I don't really follow this question. If you want to know what the inputs are, in my last past I pretended that they had direct access to an oracle with details about the situation, in addition to making observations as per the scenario. UDT assumes that the agent has a Mathematical Intuition Function so the input is only real observations.

The outputs are merely the actions that the agents take in particular scenarios or the actions that they are predicted to take if they counterfactually received a particular output.

Is decision an explicit part of this data, so that they can differ in decision without differing in code?

No. Agents with the same code will always produce the same decision given the same inputs.

An agent is not agent-plus-decision, and an agent-in-a-situation is not agent-in-a-situation-plus-decision, instead decision is a consequence of the agent or something considered apart from the agent

I don't claim that it is. What did I say that made you think I might have believed this?

comment by Vladimir_Nesov · 2018-08-11T16:50:10.658Z · score: 2 (1 votes) · LW · GW
For example, B could be an agent that always defects and we could want to counterfactually calculate what B would do in town.

But then you are not considering a decision. My comments were under the assumption that there is a decision to make, not an impossible situation to construct.

UDT assumes that the agent has a Mathematical Intuition Function so the input is only real observations.

I don't understand this statement (I'm thinking of UDT1.1, i.e. decision is a decision about strategy, so there is no input to consider during decision making).

What did I say that made you think I might have believed this?

I was mistaken in thinking that you were discussing decision making by a particular agent, in which case this was a possible source of contradictions in descriptions of situations. Still not clear what motivates considering the contradictory situations, what kinds of situations are to be considered, and what this has to do with UDT.

comment by Chris_Leong · 2018-08-12T08:24:20.788Z · score: 4 (2 votes) · LW · GW
My comments were under the assumption that there is a decision to make, not an impossible situation to construct.

Well, the question is what should you do in Parfit's Hitchhiker with a perfect predictor. And before you can even talk about the predictor, you need to define what it predicts. Maybe it would have been clearer if I'd written, "B could be an agent that defects in any coherent situation and we want to construct a coherent counterfactual so that the predictor can predict it defecting"

UDT assumes that the agent has a Mathematical Intuition Function so the input is only real observations.

I wrote this last sentence with UDT 1.0 in mind, which makes it confusing as I referred to Input-Output maps which are part of UDT 1.1. In UDT 1.0, even though you don't perform Bayesian updates on input, they determine the observer set that is considered. Maybe it'd help to say that I think of UDT 1.1 as a modified version of UDT 1.0.

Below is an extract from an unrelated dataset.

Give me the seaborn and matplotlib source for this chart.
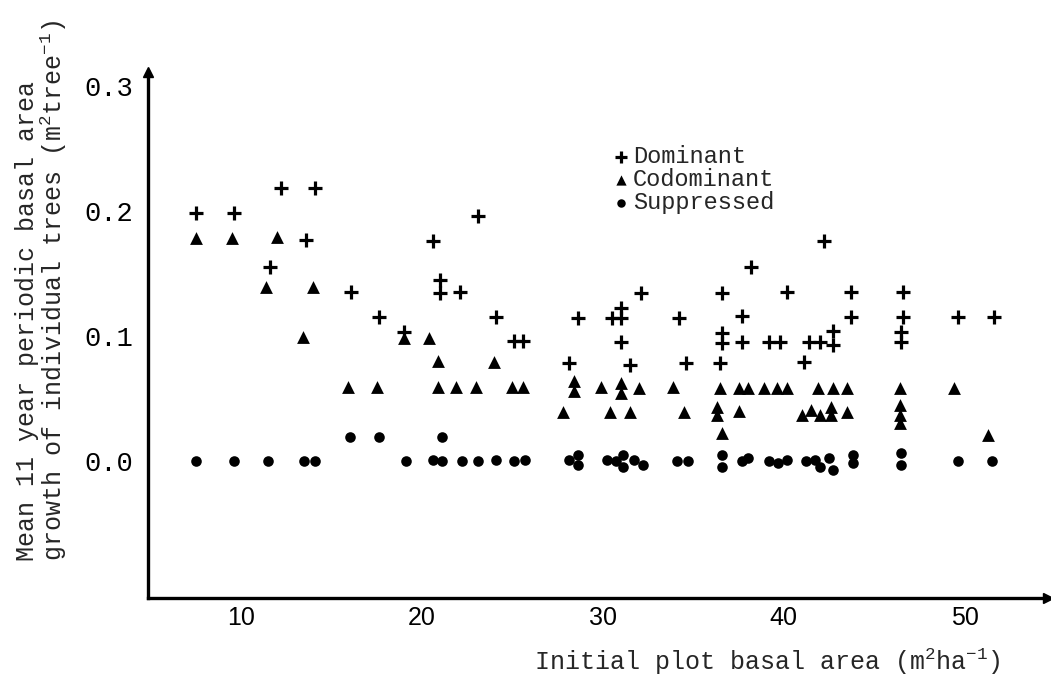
import matplotlib
matplotlib.use("Agg")
import matplotlib.pyplot as plt
import seaborn as sns
import pandas as pd

# ---- data ----
dom_x = [7.5, 9.6, 12.2, 14.1, 11.6, 13.6, 16.1, 17.6, 19.0, 20.6, 21.0, 21.0, 22.1,
         23.1, 24.1, 25.1, 25.6, 28.1, 28.6, 30.5, 31.0, 31.0, 31.0, 31.5, 32.1, 34.2,
         34.6, 36.6, 36.6, 36.6, 36.5, 37.7, 37.7, 38.2, 39.2, 39.8, 40.2, 41.1, 41.4,
         42.0, 42.2, 42.7, 42.7, 43.7, 43.7, 46.6, 46.6, 46.5, 46.5, 49.6, 51.6]
dom_y = [0.198, 0.198, 0.218, 0.218, 0.155, 0.177, 0.135, 0.115, 0.103, 0.176, 0.145,
         0.134, 0.135, 0.196, 0.115, 0.096, 0.096, 0.078, 0.114, 0.114, 0.122, 0.114,
         0.095, 0.077, 0.134, 0.114, 0.078, 0.134, 0.102, 0.094, 0.078, 0.116, 0.095,
         0.155, 0.095, 0.095, 0.135, 0.079, 0.095, 0.095, 0.176, 0.104, 0.093, 0.135,
         0.115, 0.135, 0.115, 0.103, 0.095, 0.115, 0.115]

cod_x = [7.5, 9.5, 12.0, 11.4, 14.0, 13.4, 19.0, 20.4, 20.9, 15.9, 17.5, 20.9, 24.0,
         21.9, 23.0, 25.0, 25.6, 28.4, 28.4, 27.8, 29.9, 31.0, 31.0, 32.0, 30.4, 31.5,
         33.9, 34.5, 36.5, 37.5, 36.3, 36.3, 36.6, 37.5, 38.0, 38.9, 39.6, 40.2, 41.9,
         42.7, 43.5, 41.0, 41.5, 42.0, 42.6, 42.6, 43.5, 46.4, 46.4, 46.4, 46.4, 49.4,
         51.3]
cod_y = [0.178, 0.178, 0.179, 0.139, 0.139, 0.099, 0.098, 0.098, 0.080, 0.059, 0.059,
         0.059, 0.079, 0.059, 0.059, 0.059, 0.059, 0.064, 0.056, 0.039, 0.059, 0.062,
         0.054, 0.058, 0.039, 0.039, 0.059, 0.039, 0.058, 0.058, 0.043, 0.037, 0.022,
         0.040, 0.058, 0.058, 0.058, 0.058, 0.058, 0.058, 0.058, 0.037, 0.041, 0.037,
         0.043, 0.037, 0.039, 0.058, 0.045, 0.037, 0.030, 0.058, 0.021]

sup_x = [7.5, 9.6, 11.5, 13.5, 14.1, 16.0, 17.6, 21.1, 19.1, 20.6, 21.1, 22.2, 23.1,
         24.1, 25.1, 25.7, 28.1, 28.6, 28.6, 30.2, 30.7, 31.1, 31.1, 31.7, 32.2, 34.1,
         34.7, 36.6, 36.6, 37.7, 38.0, 39.2, 39.7, 40.2, 41.2, 41.7, 42.0, 42.5, 42.7,
         43.8, 43.8, 46.5, 46.5, 49.6, 51.5]
sup_y = [0.0, 0.0, 0.0, 0.0, 0.0, 0.019, 0.019, 0.019, 0.0, 0.001, 0.0, 0.0, 0.0,
         0.001, 0.0, 0.001, 0.001, 0.005, -0.003, 0.001, 0.0, 0.005, -0.005, 0.001,
         -0.003, 0.0, 0.0, 0.005, -0.005, 0.0, 0.002, 0.0, -0.002, 0.001, 0.0, 0.001,
         -0.005, 0.002, -0.007, 0.005, -0.002, 0.006, -0.003, 0.0, 0.0]

class_names = ["Dominant", "Codominant", "Suppressed"]
x_ticks = [10, 20, 30, 40, 50]
y_ticks = [0.0, 0.1, 0.2, 0.3]
x_title = "Initial plot basal area (m$^2$ha$^{-1}$)"
y_title = ("Mean 11 year periodic basal area\n"
           "growth of individual trees (m$^2$tree$^{-1}$)")

# ---- styling ----
sns.set_style("white")
MONO = ["Liberation Mono", "DejaVu Sans Mono"]
plt.rcParams["font.family"] = MONO
plt.rcParams["mathtext.fontset"] = "custom"
plt.rcParams["mathtext.rm"] = "Liberation Mono"
plt.rcParams["mathtext.it"] = "Liberation Mono"
FS = 18

fig = plt.figure(figsize=(10.51, 6.83), dpi=100)
ax = fig.add_axes([148 / 1051, 1 - 598 / 683, 900 / 1051, (598 - 72) / 683])

frames = {
    "Dominant": pd.DataFrame({"x": dom_x, "y": dom_y}),
    "Codominant": pd.DataFrame({"x": cod_x, "y": cod_y}),
    "Suppressed": pd.DataFrame({"x": sup_x, "y": sup_y}),
}
styles = {
    "Dominant": dict(marker="+", s=105, linewidth=2.3, color="black"),
    "Codominant": dict(marker="^", s=85, linewidth=0, color="black"),
    "Suppressed": dict(marker="o", s=58, linewidth=0, color="black"),
}
for name in class_names:
    sns.scatterplot(data=frames[name], x="x", y="y", ax=ax, label=name,
                    legend=False, **styles[name])

ax.set_xlim(4.86, 54.6)
ax.set_ylim(-0.1096, 0.311)

for s in ["top", "right"]:
    ax.spines[s].set_visible(False)
for s in ["left", "bottom"]:
    ax.spines[s].set_linewidth(2.4)
    ax.spines[s].set_color("black")

ax.plot(1, 0, ">", color="black", ms=7, transform=ax.transAxes, clip_on=False)
ax.plot(0, 1, "^", color="black", ms=7, transform=ax.transAxes, clip_on=False)

ax.set_xticks(x_ticks)
ax.set_xticklabels([str(t) for t in x_ticks], family="Liberation Sans", fontsize=FS)
ax.set_yticks(y_ticks)
ax.set_yticklabels([f"{t:.1f}" for t in y_ticks], fontsize=19.5)
ax.tick_params(axis="x", direction="out", length=4, width=2, pad=2, colors="black")
ax.tick_params(axis="y", direction="out", length=7, width=2, pad=4, colors="black")
ax.set_xlabel("")
ax.set_ylabel("")

fig.text(42 / 1051, 1 - 290 / 683, y_title, rotation=90, ha="center", va="center",
         multialignment="left", fontsize=FS, linespacing=1.0)
fig.text(1000 / 1051, 1 - 662 / 683, x_title, ha="right", va="center", fontsize=FS)

handles, labels = ax.get_legend_handles_labels()
ax.legend(handles, labels, loc="upper left", bbox_to_anchor=(614 / 1051, 1 - 145 / 683),
          bbox_transform=fig.transFigure, frameon=False, fontsize=17,
          handlelength=0.6, handletextpad=0.2, borderpad=0, borderaxespad=0,
          labelspacing=0.0, markerscale=0.8)

fig.savefig("out.png", dpi=100, facecolor="white")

Still not clear what motivates considering the contradictory situations, what kinds of situations are to be considered, and what this has to do with UDT.

UDT is often argued to solve problems like Parfit's Hitchhiker

comment by Vladimir_Nesov · 2018-08-15T19:18:49.463Z · score: 2 (1 votes) · LW · GW

I see. I think you are right, there is something wrong with Parfit's Hitchhiker, when it's understood in the way you did in the post, and UDT can't handle this either.

My guess is that usually it's understood differently, and I wasn't following the way you understood it in the post. The desert and the town are usually taken to be separate, so that they can always be instantiated separately, no matter what predictor in the desert or agent in town decide. So it's fine to have an agent in town with the memory of the predictor expecting them to not pay in town and not taking them there (and then for that agent to decide to pay).

It's an impossible situation similar to open box Newcomb's problem, but still a situation where the agent can be located, for purposes of finding dependencies to maximize over. These impossible situations need to be taken as "real enough" to find the agent in them. The dependency-based approach favored in UDT, TDT and now Functional Decision Theory doesn't help with clarifying this issue. For these, there's only the "living in impossible situations" philosophy that I alluded to in comments to your previous post [LW · GW] that helps with setting up the problems so that they can be understood in terms of dependencies. Your take on this was to deny impossible situations and replace them with observations, which is easier to describe, but more difficult to reason about in unexpected examples.

(See also this comment [LW · GW] for another way of tackling this issue.)

comment by Chris_Leong · 2018-08-16T00:13:27.713Z · score: 2 (1 votes) · LW · GW
I see. I think you are right, there is something wrong with Parfit's Hitchhiker, when it's understood in the way you did in the post, and UDT can't handle this either.

This statement confuses me. My argument is that UDT already does do this, but that it does so without explicit explanation or justification of what it is doing.

So it's fine to have an agent in town with the memory of the predictor expecting them to not pay in town and not taking them there

Hmm... An agent that defects in any possible situation, for example, can figure out that the situation with this memory is impossible is impossible. So perhaps they're using a para-consistent logic. This would still work on a representation of a system, rather than the system. But the problem with doing this is that it assumes that the agent has the ability to represent para-consistent situations. And without knowing anything about para-consistent logic, I would suspect that there would be multiple approaches. How can we justify a specific approach? It seems much easier to avoid all of this and work directly with the inputs given that any real agent ultimately works on inputs. Or even if we do adopt a para-consistent logic, it seems like the justification for choosing the specific logic would be ultimately grounded in inputs.

Your take on this was to deny impossible situations and replace them with observations, which is easier to describe, but more difficult to reason about in unexpected examples.

How so? As I said, UDT already seems to do this.